If I didn’t engage in the self-care practices that I’ve been following for the last 15 years I’ve been a school administrator, I wouldn’t still be in the profession. To do the job and not completely stress out, I simply can’t do without them.

I became principal of Niles West High School in the 2019-20 school year, so I don’t know what the job there is like outside the pandemic. But I do know that I’ve increased my focus on self-care and deepened my practice around a lot of the things I’ve traditionally done. The uncertainty of everything just increases the stress. We start to think things are getting better, then something major—like a new variant—comes along. There’s this ebb and flow of feeling like life is improving, and then it’s not. You take the word “normal” with a grain of salt now.

For my school leader colleagues, I want to share some of the things I do to reduce stress and feel better prepared to tackle the challenges of being a principal.

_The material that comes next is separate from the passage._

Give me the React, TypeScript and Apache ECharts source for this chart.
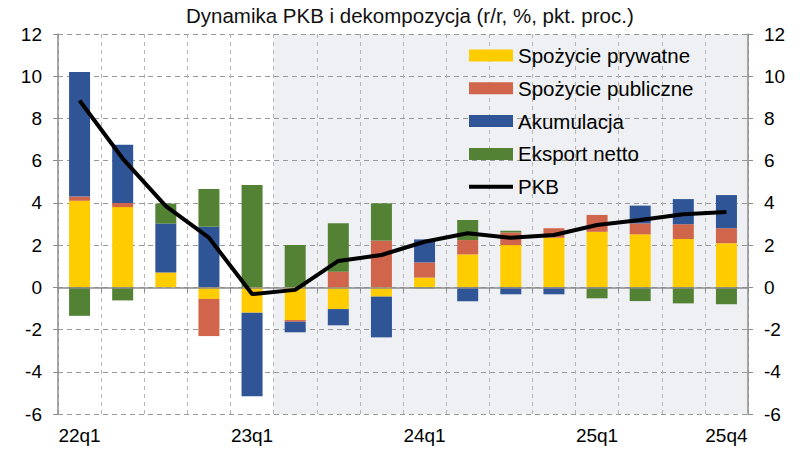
import React, { useEffect, useRef } from "react";
import * as echarts from "echarts";

const categories = ["22q1","22q2","22q3","22q4","23q1","23q2","23q3","23q4","24q1","24q2","24q3","24q4","25q1","25q2","25q3","25q4"];
const labeledQuarters = ["22q1","23q1","24q1","25q1","25q4"];
const forecastStart = "23q2";

const privateConsumption = [4.1, 3.8, 0.7, -0.55, -1.2, -1.55, -1.03, -0.44, 0.46, 1.56, 2.0, 2.35, 2.63, 2.51, 2.29, 2.09];
const publicConsumption = [0.2, 0.2, 0, -1.76, 0, -0.08, 0.74, 2.21, 0.72, 0.68, 0.6, 0.45, 0.8, 0.52, 0.7, 0.71];
const accumulation = [5.9, 2.75, 2.32, 2.87, -3.96, -0.5, -0.77, -1.93, 1.09, -0.66, -0.33, -0.33, 0, 0.84, 1.19, 1.57];
const netExports = [-1.35, -0.62, 0.95, 1.79, 4.85, 2.0, 2.29, 1.77, -0.05, 0.95, 0.08, 0, -0.52, -0.65, -0.76, -0.8];
const gdp = [8.85, 6.1, 3.85, 2.35, -0.32, -0.12, 1.25, 1.53, 2.16, 2.56, 2.35, 2.48, 2.95, 3.19, 3.46, 3.57];

const seriesNames = ["Spożycie prywatne", "Spożycie publiczne", "Akumulacja", "Eksport netto", "PKB"];
const colors = ["#FFCC00", "#D1654B", "#2F5597", "#548235", "#000000"];

const FONT = "'Liberation Sans', Arial, sans-serif";

export default function App() {
  const ref = useRef<HTMLDivElement>(null);
  useEffect(() => {
    if (!ref.current) return;
    const chart = echarts.init(ref.current, null, { renderer: "svg" });
    const stackData = [privateConsumption, publicConsumption, accumulation, netExports];
    const yCommon = {
      type: "value",
      min: -6,
      max: 12,
      interval: 2,
      axisLine: { show: true, lineStyle: { color: "#8c8c8c", width: 1.5 } },
      axisTick: { show: true, length: 5, lineStyle: { color: "#8c8c8c" } },
      axisLabel: { color: "#000", fontSize: 19, fontFamily: FONT, margin: 16 },
      z: 1.5,
    };
    chart.setOption({
      animation: false,
      title: {
        text: "Dynamika PKB i dekompozycja (r/r, %, pkt. proc.)",
        left: 181,
        top: 0,
        textStyle: { color: "#111", fontSize: 20.5, fontWeight: "normal", fontFamily: FONT },
      },
      legend: {
        orient: "vertical",
        left: 464,
        top: 40,
        itemWidth: 44,
        itemHeight: 12,
        itemGap: 11.8,
        data: seriesNames.map((n, i) =>
          i === 4 ? { name: n, icon: "path://M0,0 L44,0 L44,4 L0,4 Z" } : { name: n, icon: "rect" }
        ),
        textStyle: { color: "#000", fontSize: 20.5, fontFamily: FONT },
      },
      grid: { left: 58, right: 52, top: 34, bottom: 42, containLabel: false },
      xAxis: [
        {
          type: "category",
          data: categories,
          position: "bottom",
          axisLine: { show: false, onZero: false },
          axisTick: { show: false },
          axisLabel: {
            interval: (index: number, value: string) => labeledQuarters.includes(value),
            color: "#000",
            fontSize: 19,
            fontFamily: FONT,
            margin: 12,
          },
          splitLine: {
            show: true,
            interval: 0,
            lineStyle: { color: "#b5b5b5", type: [4, 4], width: 1 },
          },
          z: 1.5,
        },
        {
          type: "category",
          data: categories,
          position: "bottom",
          axisLine: { show: true, onZero: true, lineStyle: { color: "#8c8c8c", width: 1.5 } },
          axisTick: { show: true, interval: 0, length: 5, inside: false, lineStyle: { color: "#8c8c8c" } },
          axisLabel: { show: false },
          splitLine: { show: false },
          z: 3,
        },
        {
          type: "value",
          min: 0,
          max: categories.length,
          show: false,
        },
      ],
      yAxis: [
        {
          ...yCommon,
          position: "left",
          splitLine: { show: true, lineStyle: { color: "#999", type: [5, 4], width: 1 } },
        },
        {
          ...yCommon,
          position: "right",
          splitLine: { show: false },
        },
      ],
      series: [
        {
          name: "forecastShade",
          type: "line",
          xAxisIndex: 2,
          yAxisIndex: 0,
          data: [],
          silent: true,
          markArea: {
            silent: true,
            z: 0,
            itemStyle: { color: "#EEF0F3" },
            data: [[{ xAxis: categories.indexOf(forecastStart) }, { xAxis: categories.length }]],
          },
        },
        ...stackData.map((d, i) => ({
          name: seriesNames[i],
          type: "bar",
          stack: "gdp",
          xAxisIndex: 0,
          yAxisIndex: 0,
          barWidth: 21,
          data: d,
          itemStyle: { color: colors[i] },
          z: 2,
        })),
        {
          name: seriesNames[4],
          type: "line",
          xAxisIndex: 0,
          yAxisIndex: 0,
          data: gdp,
          symbol: "none",
          lineStyle: { color: "#000", width: 4 },
          itemStyle: { color: "#000" },
          z: 5,
        },
      ],
    });
    return () => chart.dispose();
  }, []);
  return <div ref={ref} style={{ width: 800, height: 456, position: "absolute", left: 0, top: 0 }} />;
}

  • Number one is meditation. I meditate every night before I go to bed, and then to supplement that, I do it in the morning, too. I use an app called Insight Timer, and I can see that I have a streak of 556 consecutive days of meditating right now.
  • Proper breathing is important to minimize stress. One thing I did at school was hire a breathing coach who will do some staff development for our teachers so they can learn breathing strategies to reduce stress. Teachers can then teach this breath work to their students. I also do yoga, which involves breathing exercises as well.
  • Getting enough sleep is a must. Even though I often work into the evenings to catch up with everything, I make sure I go to bed early enough to get at least seven hours of sleep.
  • Every morning, I write in my journal to clear my mind and to focus. I also keep a gratitude journal. Every night, I write three good things that happened that day.
  • Limiting technology use helps. As principals, we are expected to be available 24/7. I have removed social media apps from my phone, set times to respond to emails, and scheduled time to read educational blogs or watch webinars. I have turned off all notifications on my phone besides calls and text messages so I can check my phone when I have time, instead of checking it every time there’s a notification.
  • For my family—my husband and my two kids—I schedule one weekend getaway per month. We do road trips within about a four-hour drive. It’s been nice to see something new, drive with my family, play some games in the car, and spend time away with each other.

Self-care is important for all the staff in our school, and I have promoted it in various ways. When we first pivoted to remote learning, I proposed that my staff take a page from the French. In France, work email on weekends and evenings is limited by law so people can disengage and disconnect. I wanted to give everyone their time back. When you’re working from home, it can feel like you’re working around the clock, and you’re constantly at your computer. I wanted to change that.

I’ve always told my teachers we should practice self-care, but what if they don’t know what to do? I felt it was important to teach some of it in school and model it. If I just say “self-care,” some may wonder “What does that even mean?”

One thing I learned from the teachers is that they needed permission to be a little bit more flexible. I don’t expect them to teach by the book and bell to bell like they used to. It’s a different time, and we have different priorities. If that means not assigning homework every night or changing lessons so as not to bring home a ton of work, then that’s OK. Some of them needed to hear that.

Of course, this year has been especially hard on students. When people don’t feel safe because of the pandemic and they’re worried and stressed out, they start to feel unsafe in other ways. We have a lot of kids saying they don’t have a strong sense of belonging, partly because they didn’t attend school in person last year. When we first returned to the building, we had some kids who were anxious. We’ve been focusing on their social and emotional learning and making sure they know we care. The priority now is to get to know them and build strong relationships, which hopefully will build a strong school culture.

Part of self-care is being kind and compassionate to yourself as well as to others. But I think that’s something that many of us, and especially principals and assistant principals, neglect. We’re so focused on taking care of others and showing them compassion that we don’t practice enough self-compassion and self-kindness.

I hope that the more we practice kindness, positivity, and care for ourselves the less stressed we will all be.

About the Author

Dr. Karen Ritter is the principal of Niles West High School in Skokie, IL. Follow her on Twitter (@kritter12345).


  • Sarah McRoberts says:

    Thank you for this blog post! My first year as a principal was last year and in a new school. What a learning curve! I’m still struggling this year, but I’ve put a few things into motion that are helping me take care of myself better like walking, meal prepping on Sundays, and gratitude journaling. I’m going to try your breathing suggestion next. Thank you for this reminder that we all need this no matter how long we’ve been an administrator! This encourages me to keep making sure I keep up the habit of taking time out to take care of my well-being.

  • Julie says:

    Thank you for this! I think it’s also important for staff members to see the principal setting these limits and practicing self-care. If we tell them to do it, but then we don’t model it ourselves, how can we expect them to really take care of themselves. We can’t! We have to model it so they feel permission to do so, too.